May 01, 2007

John's Reading Report - April 2007

I've been doing a lot more reading than blogging recently. But that just means I've got lots of fresh material to write about.

Here's what I've read since my last report:

Old Man's War, John Scalzi (Excellent old-school SF! I wouldn't say he's derivative of Heinlein, but definitely writes in the same fine tradition. If you're reading me, you probably know that John Scalzi keeps a great blog, too).

The Stars My Destination, Alfred Bester (I'm surprised this one hasn't been made into a movie yet. [Wait - I wonder?])

The Years of Rice and Salt, Kim Stanley Robinson

The Measure of a Man: A Spiritual Autobiography, Sidney Poitier

In progress:

The God Delusion, Richard Dawkins

I Am a Strange Loop, Douglas Hofstadter

The Accidental Mind: How Brain Evolution Has Given Us Love, Memory, Dreams, and God, David J. Linden

On deck:

1776, David McCullough (Yeah, I know it's been waiting on the "to read" list for 3 months now. Best intentions and all that...)

Breaking the Spell: Religion as a Natural Phenomenon, Daniel C. Dennett

The Varieties of Scientific Experience: A Personal View of the Search for God, Carl Sagan (edited by Ann Druyan)

I used to be extremely interested in the philosophy and science of human consciousness. When I graduated from high school in 1986, I planned to pursue a double major of Linguistics and Computer Science at UT and become a researcher in the field of artificial intelligence. I was a Doug Hofstadter disciple, reading and re-reading Gödel, Escher, Bach: An Eternal Golden Braid, studying formal logic, teaching myself different languages and alphabets. There's a story as to why that plan went off the tracks, but I'm not telling it yet.

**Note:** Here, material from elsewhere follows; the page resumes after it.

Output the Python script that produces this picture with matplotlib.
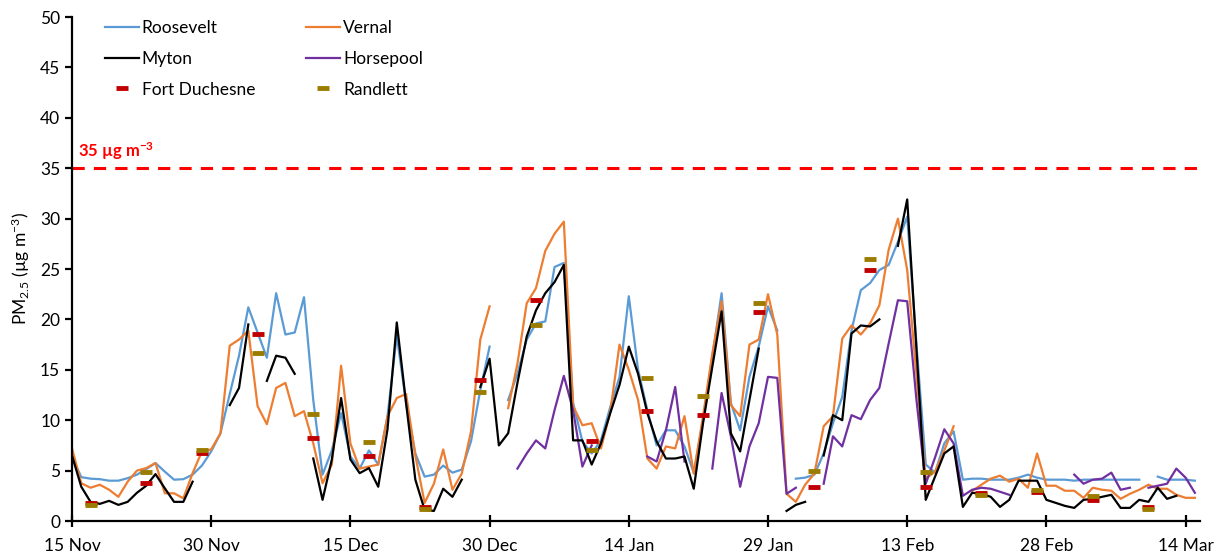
import numpy as np
import pandas as pd
import matplotlib
matplotlib.use("Agg")
import matplotlib.pyplot as plt
import matplotlib.dates as mdates

plt.rcParams['font.family'] = ['Lato', 'DejaVu Sans']
plt.rcParams['mathtext.fontset'] = 'custom'
plt.rcParams['mathtext.rm'] = 'Lato'
plt.rcParams['mathtext.it'] = 'Lato:italic'
plt.rcParams['mathtext.bf'] = 'Lato:bold'

nan = np.nan
start_date = "2015-11-15"

# daily PM2.5, one value per day from 15 Nov
roosevelt = [6.4, 4.35, 4.2, 4.15, 4.0, 4.0, 4.25, 4.6, 5.15, 5.75,
             4.9, 4.1, 4.15, 4.6, 5.5, 6.9, 8.7, 12.6, 16.4, 21.2,
             18.7, 16.2, 22.6, 18.5, 18.7, 22.2, 12.0, 4.6, 7.0, 10.7,
             6.4, 5.2, 7.0, 5.6, 10.4, 18.4, 11.7, 6.7, 4.4, 4.6,
             5.5, 4.8, 5.1, 7.9, 13.0, 17.3, nan, 12.0, 14.6, 18.0,
             19.6, 19.8, 25.2, 25.6, 11.7, 7.9, 6.7, 8.0, 11.3, 14.3,
             22.3, 15.0, 11.0, 7.5, 9.0, 9.0, 7.4, 4.8, 10.0, 16.3,
             22.6, 11.7, 9.0, 14.3, 17.3, 21.3, 18.9, nan, 4.2, 4.3,
             4.6, 6.7, 9.7, 12.3, 18.9, 22.9, 23.6, 24.9, 25.4, 27.7,
             30.2, 17.5, 5.6, 4.8, 7.7, 8.9, 4.1, 4.2, 4.2, 4.1,
             4.1, 4.1, 4.3, 4.6, 4.3, 4.1, 4.1, 4.1, 4.0, 4.1,
             4.1, 4.1, 4.1, 4.1, 4.1, 4.1, nan, 4.4, 4.1, 4.1,
             4.1, 4.0]

vernal = [7.2, 3.75, 3.3, 3.6, 3.1, 2.4, 3.9, 5.0, 5.25, 5.75,
          2.75, 2.75, 2.25, 4.75, 6.9, 7.1, 8.7, 17.4, 18.0, 18.9,
          11.4, 9.6, 13.2, 13.7, 10.4, 10.9, 7.7, 3.75, 5.6, 15.4,
          7.7, 5.2, 5.4, 5.6, 10.4, 12.2, 12.6, 6.5, 1.8, 3.7,
          7.1, 3.1, 4.7, 8.9, 18.0, 21.3, nan, 11.2, 15.6, 21.6,
          23.1, 26.8, 28.5, 29.7, 11.4, 9.5, 9.7, 7.2, 10.8, 17.5,
          15.0, 12.0, 6.2, 5.2, 7.4, 7.2, 10.4, 4.7, 10.4, 16.6,
          21.8, 11.5, 10.4, 17.5, 18.0, 22.5, 18.5, 2.7, 1.9, 3.6,
          4.7, 9.4, 10.4, 18.1, 19.4, 18.5, 19.6, 21.4, 26.9, 30.0,
          24.9, 14.5, 4.2, 4.9, 7.0, 9.4, nan, 3.0, 3.6, 4.2,
          4.5, 3.9, 4.2, 3.3, 6.7, 3.5, 3.5, 3.0, 3.0, 2.3,
          3.3, 3.1, 3.0, 2.2, 2.7, 3.1, 3.6, 3.2, 3.2, 2.6,
          2.3, 2.3]

myton = [6.5, 3.4, 1.9, 1.7, 2.0, 1.6, 1.9, 2.8, 3.5, 4.65,
         3.25, 1.9, 1.9, 3.9, nan, nan, nan, 11.5, 13.2, 19.5,
         nan, 13.9, 16.4, 16.2, 14.6, nan, 6.2, 2.1, 6.1, 12.2,
         6.1, 4.75, 5.25, 3.4, 9.1, 19.7, 11.7, 4.1, 1.1, 1.0,
         3.2, 2.4, 4.1, nan, 13.3, 16.1, 7.5, 8.7, 13.7, 18.3,
         20.9, 22.6, 23.7, 25.4, 8.0, 8.0, 5.6, 7.7, 10.7, 13.5,
         17.3, 14.6, 10.7, 7.9, 6.2, 6.2, 6.4, 3.2, 9.7, 15.3,
         20.8, 8.7, 6.9, 12.0, 17.1, nan, nan, 1.0, 1.6, 1.9,
         nan, 6.5, 10.5, 10.0, 18.6, 19.4, 19.3, 20.0, nan, 27.3,
         31.9, 17.0, 2.1, 4.4, 6.7, 7.4, 1.4, 2.8, 2.7, 2.4,
         1.4, 2.1, 4.0, 4.0, 4.0, 2.1, 1.8, 1.5, 1.3, 2.1,
         2.2, 2.4, 2.6, 1.3, 1.3, 2.1, 1.9, 3.3, 2.2, 2.5,
         nan, nan]

horsepool = [nan] * 48 + [
    5.2, 6.7,
    8.0, 7.2, 11.0, 14.4, 11.0, 5.4, 7.5, nan, nan, nan,
    nan, nan, 6.4, 5.9, 9.0, 13.3, 5.9, nan, nan, 5.2,
    12.7, 8.4, 3.4, 7.4, 9.7, 14.3, 14.2, 2.7, 3.3, nan,
    nan, 3.7, 8.4, 7.4, 10.5, 10.1, 12.0, 13.2, 17.6, 21.9,
    21.8, 12.0, 3.7, 6.3, 9.1, 7.7, 2.5, 3.1, 3.3, 3.2,
    2.9, 2.6, nan, nan, nan, nan, nan, nan, 4.6, 3.7,
    4.1, 4.2, 4.8, 3.1, 3.3, nan, 3.3, 3.5, 3.7, 5.2,
    4.3, 2.8]

# 1-in-6 day filter samples (day offset from 15 Nov)
filter_days = [2, 8, 14, 20, 26, 32, 38, 44, 50, 56,
               62, 68, 74, 80, 86, 92, 98, 104, 110, 116]
fort_duchesne = [1.8, 3.8, 6.7, 18.6, 8.2, 6.4, 1.4, 14.0, 21.9, 7.9,
                 10.9, 10.5, 20.7, 3.4, 24.9, 3.4, 2.8, 2.9, 2.1, 1.4]
randlett = [1.6, 4.9, 7.0, 16.7, 10.6, 7.8, 1.2, 12.8, 19.4, 7.0,
            14.2, 12.4, 21.6, 5.0, 26.0, 4.9, 2.6, 3.1, 2.5, 1.2]

standard = 35

dates = pd.date_range(start_date, periods=len(roosevelt), freq="D")
filter_dates = dates[filter_days]
tick_dates = pd.date_range(start_date, periods=9, freq="15D")

fig = plt.figure(figsize=(12.2, 5.58), dpi=100)
ax = fig.add_axes([0.059, 0.0663, 0.9246, 0.9032])

lw = 1.6
ax.plot(dates, roosevelt, color='#5B9BD5', lw=lw, label='Roosevelt', zorder=1.8)
ax.plot(dates, myton, color='black', lw=lw, label='Myton', zorder=2.1)
ax.plot(filter_dates, fort_duchesne, ls='none', marker='_', ms=9, mew=3.5,
        color='#C00000', label='Fort Duchesne', zorder=3)
ax.plot(dates, vernal, color='#ED7D31', lw=lw, label='Vernal', zorder=1.9)
ax.plot(dates, horsepool, color='#7030A0', lw=lw, label='Horsepool', zorder=2)
ax.plot(filter_dates, randlett, ls='none', marker='_', ms=9, mew=3.5,
        color='#9C7C00', label='Randlett', zorder=3.1)

ax.axhline(standard, color='#FF0000', lw=2.2, ls=(0, (4, 3)))
ax.text(dates[0] + pd.Timedelta(days=0.6), standard + 0.6,
        r'35 µg m$^{\mathbf{-3}}$', color='#FF0000', fontweight='bold',
        fontsize=12, ha='left', va='bottom')

ax.set_ylim(0, 50)
ax.set_yticks(np.arange(0, 51, 5))
ax.set_xlim(dates[0], dates[0] + pd.Timedelta(days=121.55))
ax.set_xticks(tick_dates)
ax.xaxis.set_major_formatter(mdates.DateFormatter('%-d %b'))

ax.set_ylabel(r'PM$_{2.5}$ (µg m$^{-3}$)', fontsize=12.5, labelpad=6)

for side in ['top', 'right']:
    ax.spines[side].set_visible(False)
for side in ['left', 'bottom']:
    ax.spines[side].set_linewidth(1.6)
ax.tick_params(axis='both', labelsize=12.5, width=1.6, length=5, direction='out')
ax.tick_params(axis='x', direction='inout', length=8, pad=8)

ax.legend(ncol=2, loc='upper left', bbox_to_anchor=(0.015, 1.025),
          frameon=False, fontsize=12.5, handlelength=2.0, handletextpad=0.15,
          labelspacing=0.85, columnspacing=2.9)

fig.savefig('out.png', dpi=100)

Long story short, I am now (and again) very much interested in the science of thought and the mind. Having suffered a brain trauma of sorts 25 years ago (the abuse by my uncle), and having gone through a paradigmatic response to that trauma during the past 25 years, I am fascinated at how the hardware and software in my skull have operated. While I still believe in free will, I now see and want to better understand the deterministic elements of consciousness.

This month's Heinlein quote (which my illustrious co-blogger and I happened to independently choose, for entirely different reasons) echoes that theme, and I will be building on it in future posts.